## SHORT PROBLEM
Repeat verbatim the lines from the one containing "Write a web" to the one containing "const points = actualDeg.map((v, i)", ends included, minus any pictures.

━━━ DATA ROWS

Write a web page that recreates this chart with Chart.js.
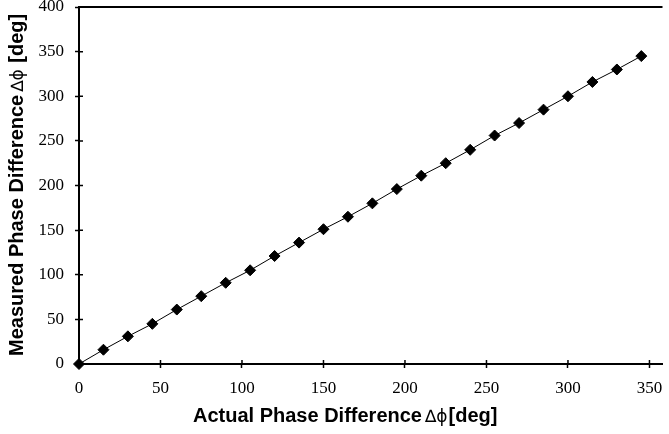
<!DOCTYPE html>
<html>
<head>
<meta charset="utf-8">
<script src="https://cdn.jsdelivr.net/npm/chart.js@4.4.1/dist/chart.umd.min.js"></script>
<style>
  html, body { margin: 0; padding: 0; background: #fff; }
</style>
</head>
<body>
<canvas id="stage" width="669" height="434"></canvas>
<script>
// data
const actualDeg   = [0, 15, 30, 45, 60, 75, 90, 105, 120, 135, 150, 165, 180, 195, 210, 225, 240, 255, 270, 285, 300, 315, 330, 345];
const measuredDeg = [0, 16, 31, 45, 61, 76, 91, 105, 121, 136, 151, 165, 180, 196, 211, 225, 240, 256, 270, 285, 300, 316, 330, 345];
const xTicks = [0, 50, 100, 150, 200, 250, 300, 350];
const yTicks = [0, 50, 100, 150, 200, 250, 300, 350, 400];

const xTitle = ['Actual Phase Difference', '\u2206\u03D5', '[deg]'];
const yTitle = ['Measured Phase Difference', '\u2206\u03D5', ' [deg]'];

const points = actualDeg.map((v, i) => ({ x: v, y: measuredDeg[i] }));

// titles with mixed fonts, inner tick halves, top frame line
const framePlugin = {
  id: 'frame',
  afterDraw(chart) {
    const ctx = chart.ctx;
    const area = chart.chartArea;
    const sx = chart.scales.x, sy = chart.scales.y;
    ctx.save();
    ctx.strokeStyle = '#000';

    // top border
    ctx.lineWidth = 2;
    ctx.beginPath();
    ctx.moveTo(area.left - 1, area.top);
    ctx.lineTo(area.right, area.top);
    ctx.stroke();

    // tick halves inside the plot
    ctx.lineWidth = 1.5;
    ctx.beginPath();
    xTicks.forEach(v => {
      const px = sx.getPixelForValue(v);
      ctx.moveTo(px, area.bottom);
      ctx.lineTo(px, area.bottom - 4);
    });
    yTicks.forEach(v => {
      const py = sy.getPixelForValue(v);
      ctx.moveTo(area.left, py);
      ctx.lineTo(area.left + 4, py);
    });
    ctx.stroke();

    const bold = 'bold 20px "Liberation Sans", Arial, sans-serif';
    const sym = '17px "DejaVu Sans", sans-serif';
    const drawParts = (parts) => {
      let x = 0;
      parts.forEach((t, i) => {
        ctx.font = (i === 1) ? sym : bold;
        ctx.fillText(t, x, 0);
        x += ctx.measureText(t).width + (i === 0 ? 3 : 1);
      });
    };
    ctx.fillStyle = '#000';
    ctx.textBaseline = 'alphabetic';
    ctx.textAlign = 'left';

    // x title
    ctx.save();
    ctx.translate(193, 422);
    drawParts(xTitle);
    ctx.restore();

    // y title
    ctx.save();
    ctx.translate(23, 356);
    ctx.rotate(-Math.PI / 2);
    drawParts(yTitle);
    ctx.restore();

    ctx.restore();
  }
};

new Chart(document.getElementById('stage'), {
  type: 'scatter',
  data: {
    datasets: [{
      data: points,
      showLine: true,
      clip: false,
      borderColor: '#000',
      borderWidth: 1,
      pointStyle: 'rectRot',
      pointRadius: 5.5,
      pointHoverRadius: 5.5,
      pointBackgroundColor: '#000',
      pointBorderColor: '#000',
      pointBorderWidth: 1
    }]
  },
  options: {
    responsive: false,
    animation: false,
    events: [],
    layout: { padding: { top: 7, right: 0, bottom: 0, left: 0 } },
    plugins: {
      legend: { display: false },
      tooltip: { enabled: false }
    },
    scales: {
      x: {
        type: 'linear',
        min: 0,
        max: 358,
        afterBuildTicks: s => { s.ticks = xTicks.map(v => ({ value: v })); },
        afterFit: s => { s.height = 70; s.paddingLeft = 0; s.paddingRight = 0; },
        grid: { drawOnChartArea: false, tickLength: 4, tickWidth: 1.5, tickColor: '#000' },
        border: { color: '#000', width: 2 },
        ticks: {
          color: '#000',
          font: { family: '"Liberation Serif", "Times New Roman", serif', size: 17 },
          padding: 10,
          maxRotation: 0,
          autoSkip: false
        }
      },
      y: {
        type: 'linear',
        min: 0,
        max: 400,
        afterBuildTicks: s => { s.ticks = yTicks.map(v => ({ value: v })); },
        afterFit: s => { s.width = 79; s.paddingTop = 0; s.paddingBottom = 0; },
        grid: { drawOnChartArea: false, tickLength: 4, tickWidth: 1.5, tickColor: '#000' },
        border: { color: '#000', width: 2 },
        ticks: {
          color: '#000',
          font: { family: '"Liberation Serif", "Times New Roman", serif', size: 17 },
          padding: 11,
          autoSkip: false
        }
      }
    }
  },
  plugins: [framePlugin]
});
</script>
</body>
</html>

━━━━━━
━━━ DATA ROWS

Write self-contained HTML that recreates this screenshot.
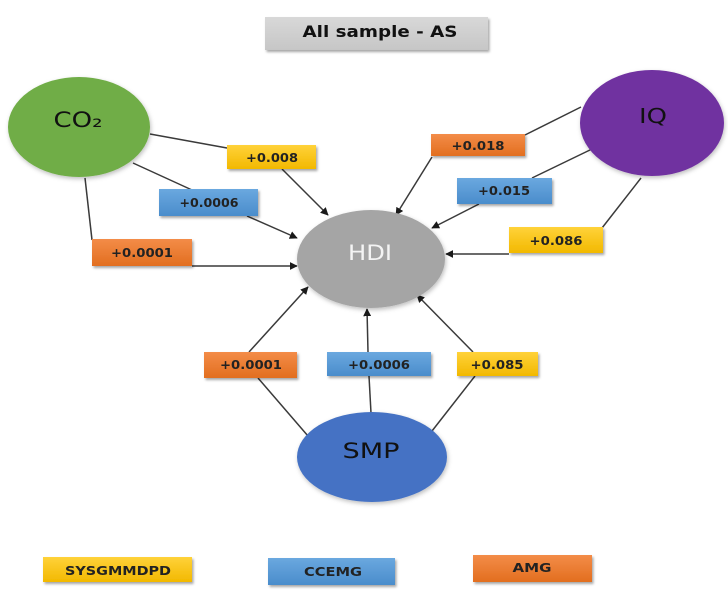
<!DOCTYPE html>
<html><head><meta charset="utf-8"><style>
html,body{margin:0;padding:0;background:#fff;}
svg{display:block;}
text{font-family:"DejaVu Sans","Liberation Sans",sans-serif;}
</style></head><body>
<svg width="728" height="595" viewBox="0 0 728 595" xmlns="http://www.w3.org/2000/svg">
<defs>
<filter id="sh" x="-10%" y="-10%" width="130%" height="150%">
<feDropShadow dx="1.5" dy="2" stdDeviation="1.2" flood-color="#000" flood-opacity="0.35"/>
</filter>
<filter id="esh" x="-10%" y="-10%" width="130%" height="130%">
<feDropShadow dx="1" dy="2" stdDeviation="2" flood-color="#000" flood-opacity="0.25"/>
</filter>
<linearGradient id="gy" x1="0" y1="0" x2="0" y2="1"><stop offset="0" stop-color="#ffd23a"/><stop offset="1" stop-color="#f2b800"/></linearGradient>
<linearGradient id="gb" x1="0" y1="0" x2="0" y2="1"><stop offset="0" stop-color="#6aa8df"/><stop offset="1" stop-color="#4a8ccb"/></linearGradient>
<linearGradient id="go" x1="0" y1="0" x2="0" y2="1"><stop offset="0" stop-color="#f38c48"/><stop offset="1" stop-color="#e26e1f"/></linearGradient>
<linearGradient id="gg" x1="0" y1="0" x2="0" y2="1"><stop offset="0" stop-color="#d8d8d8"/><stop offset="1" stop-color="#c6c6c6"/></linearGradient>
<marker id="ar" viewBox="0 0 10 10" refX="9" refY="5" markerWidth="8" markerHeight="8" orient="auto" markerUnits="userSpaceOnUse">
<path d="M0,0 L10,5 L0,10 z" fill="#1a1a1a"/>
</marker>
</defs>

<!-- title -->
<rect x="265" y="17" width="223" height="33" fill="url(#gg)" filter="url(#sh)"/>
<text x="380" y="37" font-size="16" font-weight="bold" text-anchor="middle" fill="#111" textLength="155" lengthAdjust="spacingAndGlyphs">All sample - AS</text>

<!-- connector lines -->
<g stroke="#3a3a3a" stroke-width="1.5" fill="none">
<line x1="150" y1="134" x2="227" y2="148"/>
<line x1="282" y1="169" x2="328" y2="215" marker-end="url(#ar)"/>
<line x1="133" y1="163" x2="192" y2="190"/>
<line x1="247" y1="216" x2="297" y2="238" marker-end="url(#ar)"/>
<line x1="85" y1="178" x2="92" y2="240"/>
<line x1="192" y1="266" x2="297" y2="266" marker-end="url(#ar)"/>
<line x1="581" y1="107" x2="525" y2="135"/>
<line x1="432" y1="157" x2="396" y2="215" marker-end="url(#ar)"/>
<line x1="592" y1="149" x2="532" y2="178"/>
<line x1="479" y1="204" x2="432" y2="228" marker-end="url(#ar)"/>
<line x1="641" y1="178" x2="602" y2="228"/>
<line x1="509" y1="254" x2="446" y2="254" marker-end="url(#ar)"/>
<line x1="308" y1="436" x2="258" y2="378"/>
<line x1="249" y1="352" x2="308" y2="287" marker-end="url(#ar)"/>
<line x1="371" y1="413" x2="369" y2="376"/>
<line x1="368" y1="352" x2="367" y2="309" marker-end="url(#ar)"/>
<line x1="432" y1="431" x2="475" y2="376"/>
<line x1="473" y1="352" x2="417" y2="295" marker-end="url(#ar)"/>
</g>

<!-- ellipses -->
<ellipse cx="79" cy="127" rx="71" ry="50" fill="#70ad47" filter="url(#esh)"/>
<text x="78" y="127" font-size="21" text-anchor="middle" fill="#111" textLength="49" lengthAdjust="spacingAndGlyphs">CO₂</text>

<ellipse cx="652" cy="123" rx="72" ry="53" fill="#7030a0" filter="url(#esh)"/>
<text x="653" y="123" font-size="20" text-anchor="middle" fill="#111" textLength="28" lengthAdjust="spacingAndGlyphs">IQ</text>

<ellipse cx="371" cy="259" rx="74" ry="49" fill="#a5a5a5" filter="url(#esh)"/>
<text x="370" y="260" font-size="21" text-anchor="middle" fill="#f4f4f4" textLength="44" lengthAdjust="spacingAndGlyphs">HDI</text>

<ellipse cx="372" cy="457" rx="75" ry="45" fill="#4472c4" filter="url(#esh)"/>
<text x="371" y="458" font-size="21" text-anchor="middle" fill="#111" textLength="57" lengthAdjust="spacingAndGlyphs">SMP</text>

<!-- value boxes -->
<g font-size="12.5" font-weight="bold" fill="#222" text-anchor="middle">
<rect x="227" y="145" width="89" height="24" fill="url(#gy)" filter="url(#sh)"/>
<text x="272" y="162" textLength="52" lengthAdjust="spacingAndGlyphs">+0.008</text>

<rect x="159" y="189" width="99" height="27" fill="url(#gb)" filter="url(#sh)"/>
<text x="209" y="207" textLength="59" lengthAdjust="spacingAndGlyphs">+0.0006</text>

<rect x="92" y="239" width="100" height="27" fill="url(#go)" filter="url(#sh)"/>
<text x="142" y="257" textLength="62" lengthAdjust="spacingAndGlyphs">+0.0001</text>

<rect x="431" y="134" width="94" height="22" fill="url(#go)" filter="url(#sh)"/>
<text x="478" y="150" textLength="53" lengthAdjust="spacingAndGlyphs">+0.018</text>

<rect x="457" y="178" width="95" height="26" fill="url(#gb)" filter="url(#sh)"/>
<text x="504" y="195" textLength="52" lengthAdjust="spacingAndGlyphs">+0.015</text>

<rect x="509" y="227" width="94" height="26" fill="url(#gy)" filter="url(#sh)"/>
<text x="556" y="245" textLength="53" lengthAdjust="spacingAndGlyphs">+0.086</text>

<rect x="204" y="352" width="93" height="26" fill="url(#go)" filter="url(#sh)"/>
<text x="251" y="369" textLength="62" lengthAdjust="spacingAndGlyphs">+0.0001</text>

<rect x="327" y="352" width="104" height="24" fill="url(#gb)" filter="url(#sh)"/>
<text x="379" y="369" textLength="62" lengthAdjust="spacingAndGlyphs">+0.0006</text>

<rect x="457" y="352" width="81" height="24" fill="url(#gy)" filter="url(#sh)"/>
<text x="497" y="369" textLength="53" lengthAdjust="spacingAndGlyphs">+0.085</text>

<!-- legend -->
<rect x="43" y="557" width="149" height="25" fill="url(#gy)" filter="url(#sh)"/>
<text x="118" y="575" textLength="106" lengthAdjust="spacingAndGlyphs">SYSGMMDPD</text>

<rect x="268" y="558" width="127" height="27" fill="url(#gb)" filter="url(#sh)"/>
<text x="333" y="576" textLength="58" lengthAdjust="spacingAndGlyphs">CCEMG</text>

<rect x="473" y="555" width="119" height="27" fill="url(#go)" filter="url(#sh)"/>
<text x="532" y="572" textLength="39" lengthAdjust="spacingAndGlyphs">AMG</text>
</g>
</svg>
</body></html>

━━━━━━

## REPLY TO THE EXERCISE
Write a web page that recreates this chart with Chart.js.
<!DOCTYPE html>
<html>
<head>
<meta charset="utf-8">
<script src="https://cdn.jsdelivr.net/npm/chart.js@4.4.1/dist/chart.umd.min.js"></script>
<style>
  html, body { margin: 0; padding: 0; background: #fff; }
</style>
</head>
<body>
<canvas id="stage" width="669" height="434"></canvas>
<script>
// data
const actualDeg   = [0, 15, 30, 45, 60, 75, 90, 105, 120, 135, 150, 165, 180, 195, 210, 225, 240, 255, 270, 285, 300, 315, 330, 345];
const measuredDeg = [0, 16, 31, 45, 61, 76, 91, 105, 121, 136, 151, 165, 180, 196, 211, 225, 240, 256, 270, 285, 300, 316, 330, 345];
const xTicks = [0, 50, 100, 150, 200, 250, 300, 350];
const yTicks = [0, 50, 100, 150, 200, 250, 300, 350, 400];

const xTitle = ['Actual Phase Difference', '\u2206\u03D5', '[deg]'];
const yTitle = ['Measured Phase Difference', '\u2206\u03D5', ' [deg]'];

const points = actualDeg.map((v, i) => ({ x: v, y: measuredDeg[i] }));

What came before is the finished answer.